Offensichtlich ist der Erzähler ein Voyeur und der Beter ein Exhibitionist. Dieser geht in Kirche, um sich beim Beten sehen zu lassen, jener will gar nicht beten, sondern nur das betende Mädchen anschauen. Von ihr ist nicht weiter die Rede, doch ist sie die einzige Person in der Geschichte, die wirklich betet. Man kann, um die Differenz zu beschreiben, die Termini heranziehen, die David Riesman in seinem Werk „Die einsame Masse“ (1950) entwickelt hat. Der außengeleitete Mensch (other-directed) verhält sich konformistisch und sucht den Beifall, der innengeleitete (inner-directed) folgt seiner Intuition, seinem seelischen Kompass, und er ist so wie Asle froh, wenn er mit Hilfe Gottes im Atem des Gebets zu sich selber findet.

Die Frage des richtigen Betens ist ein häufiges Thema in den Evangelien von Matthäus und Lukas. Jesus zieht sich oftmals zum Beten allein zurück, als würden Beobachter oder Zeugen das Gespräch mit dem Vater behindern. Einmal sagt er: „Wenn ihr betet, macht es nicht wie die Heuchler! Sie stellen sich beim Gebet gern in die Synagogen und an die Straßenecken, damit sie von den Leuten gesehen werden. Amen, ich sage euch: Sie haben ihren Lohn bereits erhalten. Du aber, wenn du betest, geh in deine Kammer, schließ die Tür zu; dann bete zu deinem Vater, der im Verborgenen ist!“ (Mt. 6,5)

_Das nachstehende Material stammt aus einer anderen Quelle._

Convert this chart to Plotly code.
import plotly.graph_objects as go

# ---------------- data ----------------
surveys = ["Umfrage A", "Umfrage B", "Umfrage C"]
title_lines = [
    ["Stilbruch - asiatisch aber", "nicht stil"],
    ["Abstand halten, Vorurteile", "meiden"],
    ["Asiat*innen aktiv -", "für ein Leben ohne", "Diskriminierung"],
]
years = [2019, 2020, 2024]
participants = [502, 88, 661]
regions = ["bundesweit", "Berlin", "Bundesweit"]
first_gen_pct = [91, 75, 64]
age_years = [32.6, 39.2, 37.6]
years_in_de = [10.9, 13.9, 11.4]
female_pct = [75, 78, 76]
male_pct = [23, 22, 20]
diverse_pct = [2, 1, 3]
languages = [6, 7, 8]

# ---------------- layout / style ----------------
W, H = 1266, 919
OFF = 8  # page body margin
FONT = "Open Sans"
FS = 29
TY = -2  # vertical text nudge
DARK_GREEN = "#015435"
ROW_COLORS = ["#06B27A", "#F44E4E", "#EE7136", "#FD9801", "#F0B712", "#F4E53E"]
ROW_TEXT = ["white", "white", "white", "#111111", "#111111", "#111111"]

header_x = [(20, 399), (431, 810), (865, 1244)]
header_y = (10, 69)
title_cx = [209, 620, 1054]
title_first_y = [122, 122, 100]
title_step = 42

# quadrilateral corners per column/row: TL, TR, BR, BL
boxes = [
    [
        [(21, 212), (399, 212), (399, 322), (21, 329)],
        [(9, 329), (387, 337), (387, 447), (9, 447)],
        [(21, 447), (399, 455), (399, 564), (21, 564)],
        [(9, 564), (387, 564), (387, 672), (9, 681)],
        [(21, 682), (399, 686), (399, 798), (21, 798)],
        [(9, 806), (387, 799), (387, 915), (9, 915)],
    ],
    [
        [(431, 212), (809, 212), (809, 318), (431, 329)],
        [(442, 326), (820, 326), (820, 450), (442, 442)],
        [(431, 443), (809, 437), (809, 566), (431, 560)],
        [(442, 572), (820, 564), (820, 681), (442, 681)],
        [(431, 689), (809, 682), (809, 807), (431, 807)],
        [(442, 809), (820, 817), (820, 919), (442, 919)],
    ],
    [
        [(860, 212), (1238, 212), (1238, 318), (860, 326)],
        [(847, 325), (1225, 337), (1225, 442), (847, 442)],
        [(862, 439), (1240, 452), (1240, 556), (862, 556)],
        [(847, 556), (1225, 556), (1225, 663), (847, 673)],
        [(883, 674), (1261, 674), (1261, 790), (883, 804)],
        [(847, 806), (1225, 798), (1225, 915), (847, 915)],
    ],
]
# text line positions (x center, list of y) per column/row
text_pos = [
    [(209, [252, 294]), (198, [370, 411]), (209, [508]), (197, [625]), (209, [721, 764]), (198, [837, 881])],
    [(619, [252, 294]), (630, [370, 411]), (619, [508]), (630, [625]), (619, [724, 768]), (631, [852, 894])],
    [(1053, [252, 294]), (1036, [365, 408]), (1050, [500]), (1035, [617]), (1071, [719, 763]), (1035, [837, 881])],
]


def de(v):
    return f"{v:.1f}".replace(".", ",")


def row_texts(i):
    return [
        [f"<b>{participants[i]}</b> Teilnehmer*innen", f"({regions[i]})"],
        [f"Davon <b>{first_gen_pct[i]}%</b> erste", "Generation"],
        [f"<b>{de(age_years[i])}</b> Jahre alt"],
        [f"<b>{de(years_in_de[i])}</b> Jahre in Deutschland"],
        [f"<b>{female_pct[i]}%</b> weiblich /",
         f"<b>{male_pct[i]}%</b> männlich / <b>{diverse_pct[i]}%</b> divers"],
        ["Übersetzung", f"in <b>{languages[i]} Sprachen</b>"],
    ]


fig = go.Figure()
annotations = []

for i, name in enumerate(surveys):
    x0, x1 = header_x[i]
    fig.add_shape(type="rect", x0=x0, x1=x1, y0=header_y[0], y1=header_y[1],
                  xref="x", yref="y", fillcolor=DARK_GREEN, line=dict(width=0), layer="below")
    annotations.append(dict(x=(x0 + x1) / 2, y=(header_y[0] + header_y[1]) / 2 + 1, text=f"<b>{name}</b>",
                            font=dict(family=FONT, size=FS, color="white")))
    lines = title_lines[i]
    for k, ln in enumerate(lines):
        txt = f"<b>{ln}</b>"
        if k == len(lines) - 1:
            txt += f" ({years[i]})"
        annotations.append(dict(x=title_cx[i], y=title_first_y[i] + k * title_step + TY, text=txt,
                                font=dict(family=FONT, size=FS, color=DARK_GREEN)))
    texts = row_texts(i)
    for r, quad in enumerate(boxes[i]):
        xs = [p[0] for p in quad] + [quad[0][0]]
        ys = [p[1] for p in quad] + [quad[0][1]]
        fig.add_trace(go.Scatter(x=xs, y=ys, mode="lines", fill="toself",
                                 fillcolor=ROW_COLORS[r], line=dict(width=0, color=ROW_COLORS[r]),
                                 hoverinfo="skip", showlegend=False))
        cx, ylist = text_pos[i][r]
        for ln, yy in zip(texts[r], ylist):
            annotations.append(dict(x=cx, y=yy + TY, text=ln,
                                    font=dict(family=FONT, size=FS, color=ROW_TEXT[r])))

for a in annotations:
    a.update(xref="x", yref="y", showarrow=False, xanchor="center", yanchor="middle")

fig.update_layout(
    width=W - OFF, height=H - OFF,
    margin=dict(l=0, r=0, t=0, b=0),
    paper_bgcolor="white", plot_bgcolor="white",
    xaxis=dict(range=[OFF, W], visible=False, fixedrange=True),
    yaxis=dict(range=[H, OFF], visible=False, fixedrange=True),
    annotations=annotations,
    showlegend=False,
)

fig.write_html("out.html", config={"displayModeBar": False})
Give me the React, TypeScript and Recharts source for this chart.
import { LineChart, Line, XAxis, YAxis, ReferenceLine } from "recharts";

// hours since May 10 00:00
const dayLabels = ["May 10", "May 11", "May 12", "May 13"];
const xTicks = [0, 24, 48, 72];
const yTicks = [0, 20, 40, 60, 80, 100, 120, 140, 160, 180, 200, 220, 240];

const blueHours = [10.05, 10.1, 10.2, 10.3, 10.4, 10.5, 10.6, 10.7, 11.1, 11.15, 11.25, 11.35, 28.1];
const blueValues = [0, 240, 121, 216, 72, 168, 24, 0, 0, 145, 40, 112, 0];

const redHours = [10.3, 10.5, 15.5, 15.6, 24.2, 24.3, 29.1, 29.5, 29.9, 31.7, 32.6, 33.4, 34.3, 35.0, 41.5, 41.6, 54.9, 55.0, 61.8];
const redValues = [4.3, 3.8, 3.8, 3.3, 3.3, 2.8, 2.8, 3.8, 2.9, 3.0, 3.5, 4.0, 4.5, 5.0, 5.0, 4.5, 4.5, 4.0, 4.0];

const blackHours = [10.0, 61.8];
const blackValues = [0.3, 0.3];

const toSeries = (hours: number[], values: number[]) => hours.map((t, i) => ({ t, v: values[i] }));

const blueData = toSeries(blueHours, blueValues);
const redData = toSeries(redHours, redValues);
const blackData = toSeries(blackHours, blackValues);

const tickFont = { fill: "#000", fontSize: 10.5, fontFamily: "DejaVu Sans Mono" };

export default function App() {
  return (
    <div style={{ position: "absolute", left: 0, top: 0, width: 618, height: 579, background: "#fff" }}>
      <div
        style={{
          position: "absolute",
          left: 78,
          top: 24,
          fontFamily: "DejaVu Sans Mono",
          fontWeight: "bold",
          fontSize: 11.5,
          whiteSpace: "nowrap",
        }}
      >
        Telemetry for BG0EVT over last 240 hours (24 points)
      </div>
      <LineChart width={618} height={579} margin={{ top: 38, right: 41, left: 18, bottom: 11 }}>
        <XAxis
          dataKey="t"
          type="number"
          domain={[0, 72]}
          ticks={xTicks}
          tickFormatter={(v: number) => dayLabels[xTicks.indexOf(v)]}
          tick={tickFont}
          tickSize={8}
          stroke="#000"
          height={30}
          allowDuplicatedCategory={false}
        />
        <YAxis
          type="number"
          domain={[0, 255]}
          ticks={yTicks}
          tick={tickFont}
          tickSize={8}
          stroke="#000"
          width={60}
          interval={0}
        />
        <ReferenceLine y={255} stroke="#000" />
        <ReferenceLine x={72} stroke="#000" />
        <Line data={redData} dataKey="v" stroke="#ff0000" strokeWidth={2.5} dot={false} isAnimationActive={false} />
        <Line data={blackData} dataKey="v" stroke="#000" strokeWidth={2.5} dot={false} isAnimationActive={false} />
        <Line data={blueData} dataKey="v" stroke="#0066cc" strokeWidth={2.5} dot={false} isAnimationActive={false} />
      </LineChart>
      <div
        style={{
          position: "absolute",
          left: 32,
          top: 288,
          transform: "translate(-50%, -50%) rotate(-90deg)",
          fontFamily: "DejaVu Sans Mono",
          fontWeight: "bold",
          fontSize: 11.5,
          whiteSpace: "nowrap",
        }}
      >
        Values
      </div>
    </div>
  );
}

Jon Fosse hat die Bibel offensichtlich gelesen, er nimmt sie ernst. Religiöse Themen beschäftigen ihn immer wieder. Die erste Erzählung seiner „Trilogie“ (2016) heißt „Schlaflos“ und handelt von einem jungen Paar, das verzweifelt eine Bleibe sucht, denn die Frau steht kurz vor der Niederkunft, sie haben kein Geld, es ist nass und kalt, sie werden überall abgewiesen. („Denn“, so steht es bei Lukas, „sie hatten sonst keinen Raum in der Herberge.“) Am Ende heißt es: „…und Asle sieht den kleinen Sigvald mit den Augen blinzeln und ein schwarzer, leuchtender Funken kommt auf ihn zu…“

Der Roman „Morgen und Abend“ (2000) erzählt von der Geburt des kleinen Johannes. Der Vater hat die Hebamme mit dem Boot geholt (wir befinden uns wie fast immer bei Fosse in einem Fjord mit seinen Inseln), und jetzt steht er vor der Tür, folgt unbeholfen den Anweisungen der Hebamme und lauscht verzweifelt den Schreien seiner Frau. Er macht sich seine Gedanken über Gott: „…dass Gott die Welt geschaffen hat und er allmächtig ist und allwissend, wie sie immer sagen, die Gottesfürchtigen, nein daran hat er nie besonders geglaubt, aber dass es Gott gibt, nein keine Frage, denn Gott gibt es ja, aber weit weit weg und ganz ganz nah, denn er ist in jedem einzelnen Menschen…“

Die Geburt gelingt, der kleine Johannes wird groß. Nun macht der Roman einen Sprung und zeigt uns den greisen Johannes, der seinem Ende zugeht. Er stirbt. Sein alter Kumpel Peter, ebenfalls schon ein Geist, holt ihn ab, sie fahren mit dem Kutter aufs Meer hinaus. Johannes will wissen, was ihn erwartet. „Ist es gut, dort zu sein?, fragt Johannes. Es ist weder gut noch schlecht, aber groß und still und es flirrt ein wenig, und hell ist es, aber diese Wörter können nicht viel sagen, sagt Peter.“ Johannes ist beruhigt und dreht sich um: „…weit dort hinten, weit unter sich sieht er Signe stehen, seine liebe Signe…“

Ja, es stimmt, man sollte Fosse lesen.